Editing is one of his main interests. He was an editor of the Australian Journal of Ecology for several years, and is currently editing a series of books on "Amphibian Biology", now in its seventh volume. His hobbies are philately, numismatics and travel. For many years he engaged in competitive roller-skate dancing, from which he retired several years ago. He has been married to the artist/potter Audry Yoder Heatwole for more than 50 years.

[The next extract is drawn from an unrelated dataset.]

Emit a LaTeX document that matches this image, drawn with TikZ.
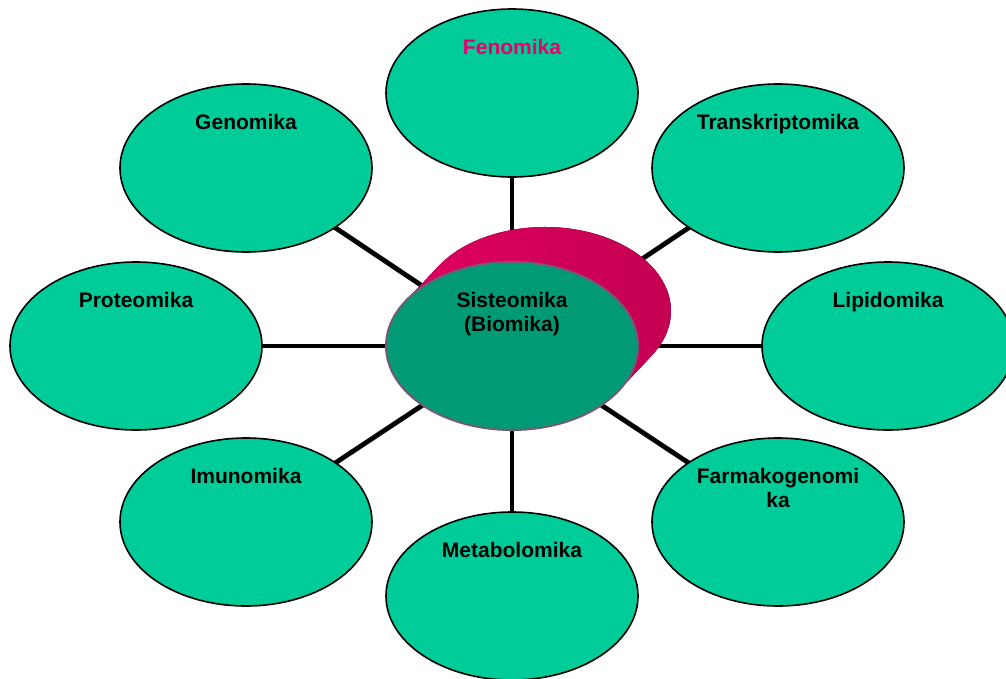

Nancy Cochran is a North Carolinian with a long association with North Carolina State University. She grew up in Ashville, NC and her liberal arts undergraduate degree is from Blanton's College in that city. She became Program Assistant in the Zoology Department of NCSU in 1972 and later Administrative Assistant for the Undergraduate Program in 1984. In 1992 she took on additional duties as Student Services Manager for the Department of Zoology as well as Manager of the University Preprofessional Health Sciences Program. She retired from these positions on 31 January 2006. Her retirement lasted only overnight as the following morning she took up her position as Assistant Editor of ICB.
She has served other journals in similar capacities. She was editorial assistant to P. C. Bradbury, then editor of the Journal of Protozoology and to G. C. Miller while he was editor of the Journal of Parasitology.
Her hobbies are gardening, reading and travel.